● Exercise objective
Retype every line from the top of the entries down to the one with "const solarLevel = 1.0;", both included, and skip the pictures.
— Start of Task material —
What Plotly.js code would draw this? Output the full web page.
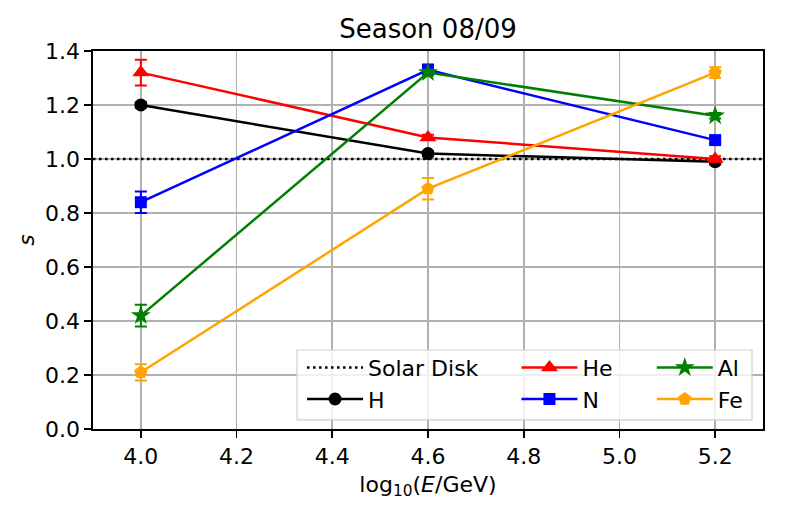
<!DOCTYPE html>
<html>
<head>
<meta charset="utf-8">
<script src="https://cdn.plot.ly/plotly-3.0.1.min.js"></script>
<style>
  html, body { margin: 0; padding: 0; background: #fff; }
  #plot { width: 789px; height: 526px; }
</style>
</head>
<body>
<div id="plot"></div>
<script>
// energy bins, log10(E/GeV)
const logE = [4.0, 4.6, 5.2];
const xRange = [3.9, 5.3];
const solarLevel = 1.0;

const hVals = [1.20, 1.02, 0.99];
const hErr = [0.01, 0.01, 0.01];
const heVals = [1.32, 1.08, 1.00];
const heErr = [0.048, 0.01, 0.01];
const nVals = [0.84, 1.33, 1.07];
const nErr = [0.04, 0.02, 0.01];
const alVals = [0.42, 1.32, 1.16];
const alErr = [0.04, 0.01, 0.01];
const feVals = [0.21, 0.89, 1.32];
const feErr = [0.03, 0.04, 0.02];

const yTicks = [0.0, 0.2, 0.4, 0.6, 0.8, 1.0, 1.2, 1.4];
const xTicks = [4.0, 4.2, 4.4, 4.6, 4.8, 5.0, 5.2];

const font = 'DejaVu Sans, sans-serif';

// plotly draws some symbols smaller than matplotlib does
const markerSize = {'circle': 13, 'triangle-up': 15, 'square': 12, 'star': 15, 'pentagon': 14};

function series(name, y, err, color, symbol, legend) {
	return {
		x: logE,
		y: y,
		name: name,
		legend: legend,
		legendgroup: name,
		type: 'scatter',
		mode: 'lines+markers',
		line: {color: color, width: 2.5},
		marker: {color: color, symbol: symbol, size: markerSize[symbol]},
		error_y: {type: 'data', array: err, visible: true, color: color, thickness: 2, width: 6}
	};
}

const traces = [
	{
		x: xRange,
		y: [solarLevel, solarLevel],
		name: 'Solar Disk',
		legend: 'legend',
		legendgroup: 'Solar Disk',
		type: 'scatter',
		mode: 'lines',
		line: {color: 'black', width: 2.5, dash: '2.5px,3.5px'}
	},
	series('H', hVals, hErr, 'black', 'circle', 'legend'),
	series('He', heVals, heErr, 'red', 'triangle-up', 'legend2'),
	series('N', nVals, nErr, 'blue', 'square', 'legend2'),
	series('Al', alVals, alErr, 'green', 'star', 'legend3'),
	series('Fe', feVals, feErr, 'orange', 'pentagon', 'legend3')
];

function legendAt(x) {
	return {
		x: x, y: 0.218, xanchor: 'left', yanchor: 'top',
		bgcolor: 'rgba(0,0,0,0)', borderwidth: 0,
		font: {family: font, size: 22, color: 'black'},
		traceorder: 'grouped', tracegroupgap: 0, itemwidth: 56
	};
}

const axisCommon = {
	showline: true, linecolor: 'black', linewidth: 1.6, mirror: true,
	showgrid: true, gridcolor: '#b0b0b0', gridwidth: 1.6,
	zeroline: false,
	ticks: 'outside', ticklen: 7, tickwidth: 1.6, tickcolor: 'black',
	tickfont: {family: font, size: 22, color: 'black'}
};

const layout = {
	width: 789,
	height: 526,
	margin: {l: 93, r: 26, t: 51, b: 97},
	paper_bgcolor: 'white',
	plot_bgcolor: 'white',
	title: {text: 'Season 08/09', font: {family: font, size: 26, color: 'black'}, x: 0.5, xref: 'paper', y: 0.945, yanchor: 'middle'},
	xaxis: Object.assign({}, axisCommon, {
		range: xRange,
		tickvals: xTicks,
		ticktext: xTicks.map(v => v.toFixed(1)),
		title: {text: 'log<sub>10</sub>(<i>E</i>/GeV)', font: {family: font, size: 22, color: 'black'}, standoff: 8}
	}),
	yaxis: Object.assign({}, axisCommon, {
		range: [0, 1.4],
		tickvals: yTicks,
		ticktext: yTicks.map(v => v.toFixed(1)),
		title: {text: '<i>s</i>', font: {family: font, size: 22, color: 'black'}, standoff: 4}
	}),
	showlegend: true,
	legend: legendAt(0.312),
	legend2: legendAt(0.632),
	legend3: legendAt(0.834),
	shapes: [{
		type: 'rect', xref: 'paper', yref: 'paper', layer: 'above',
		x0: 0.3045, x1: 0.9836, y0: 0.024, y1: 0.209,
		fillcolor: 'rgba(255,255,255,0.8)',
		line: {color: '#d0d0d0', width: 1.2}
	}]
};

Plotly.newPlot('plot', traces, layout, {displayModeBar: false, staticPlot: true});
</script>
</body>
</html>
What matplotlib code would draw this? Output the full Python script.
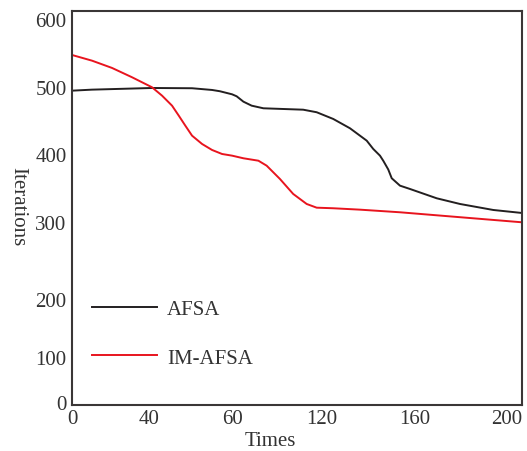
import matplotlib
matplotlib.use("Agg")
import matplotlib.pyplot as plt

# ---- data ----
afsa_x = [0, 9.2, 36.8, 55.2, 64.4, 68.0, 73.6, 75.7, 78.8, 82.6, 88.0, 97.1, 106.3,
          112.5, 120.1, 127.8, 135.5, 138.5, 141.6, 143.1, 145.4, 147.0, 150.8, 155.4,
          167.7, 178.4, 193.7, 206.9]
afsa_y = [487.7, 489.3, 491.9, 491.5, 488.8, 486.8, 482.0, 478.9, 470.5, 464.2, 460.1,
          459.0, 457.9, 453.9, 443.4, 428.8, 409.4, 396.4, 385.9, 378.0, 364.3, 350.5,
          338.9, 333.7, 319.1, 310.2, 300.8, 296.1]

im_x = [0, 9.2, 18.4, 27.6, 36.8, 41.4, 46.0, 49.1, 52.1, 55.2, 59.8, 64.4, 69.0,
        73.6, 78.8, 85.7, 89.5, 95.6, 101.7, 107.9, 112.5, 120.1, 132.4, 150.8, 206.9]
im_y = [543.6, 534.7, 523.3, 508.7, 493.0, 479.9, 464.2, 448.5, 432.9, 417.2, 404.2,
        394.8, 388.5, 385.9, 381.8, 378.0, 370.2, 349.4, 325.9, 310.2, 304.4, 303.5,
        301.3, 297.2, 281.5]

xtick_labels = ["0", "40", "60", "120", "160", "200"]
ytick_labels = ["0", "100", "200", "300", "400", "500", "600"]
series_names = ["AFSA", "IM-AFSA"]

# ---- layout (tick label positions as drawn in the picture) ----
xtick_pos = [0, 35.4, 73.6, 114.9, 157.7, 200]
ytick_pos = [0, 70.5, 161, 282, 388.5, 493.5, 600]

plt.rcParams["font.family"] = ["Liberation Serif", "DejaVu Serif"]
FS = 15
W, H = 527, 452
fig = plt.figure(figsize=(W / 100, H / 100), dpi=100)
ax = fig.add_axes([72 / W, 1 - 406 / H, 450 / W, 394 / H])

ax.plot(afsa_x, afsa_y, color="#231f20", lw=1.4, label=series_names[0],
        solid_joinstyle="round")
ax.plot(im_x, im_y, color="#e8141e", lw=1.4, label=series_names[1],
        solid_joinstyle="round")

ax.set_xlim(0, 206.9)
ax.set_ylim(-4.7, 612.5)
ax.set_xticks(xtick_pos)
ax.set_xticklabels(xtick_labels)
ax.set_yticks(ytick_pos)
ax.set_yticklabels(ytick_labels)
ax.tick_params(length=0, labelsize=FS, colors="#333333", pad=4)
ax.tick_params(axis="x", pad=3)
for s in ax.spines.values():
    s.set_color("#3a3636")
    s.set_linewidth(1.5)

fig.text(270 / W, 1 - 442 / H, "Times", ha="center", va="center",
         fontsize=FS, color="#333333")
fig.text(18 / W, 1 - 207 / H, "Iterations", ha="center", va="center",
         rotation=270, fontsize=FS, color="#333333")

ax.legend(loc="upper left", bbox_to_anchor=(0.044, 0.268), frameon=False,
          fontsize=FS, handlelength=3.15, handletextpad=0.45, labelspacing=1.4,
          borderpad=0, borderaxespad=0, labelcolor="#333333")

fig.savefig("out.png", dpi=100)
— End of Task material —
● Result
What Plotly.js code would draw this? Output the full web page.
<!DOCTYPE html>
<html>
<head>
<meta charset="utf-8">
<script src="https://cdn.plot.ly/plotly-3.0.1.min.js"></script>
<style>
  html, body { margin: 0; padding: 0; background: #fff; }
  #plot { width: 789px; height: 526px; }
</style>
</head>
<body>
<div id="plot"></div>
<script>
// energy bins, log10(E/GeV)
const logE = [4.0, 4.6, 5.2];
const xRange = [3.9, 5.3];
const solarLevel = 1.0;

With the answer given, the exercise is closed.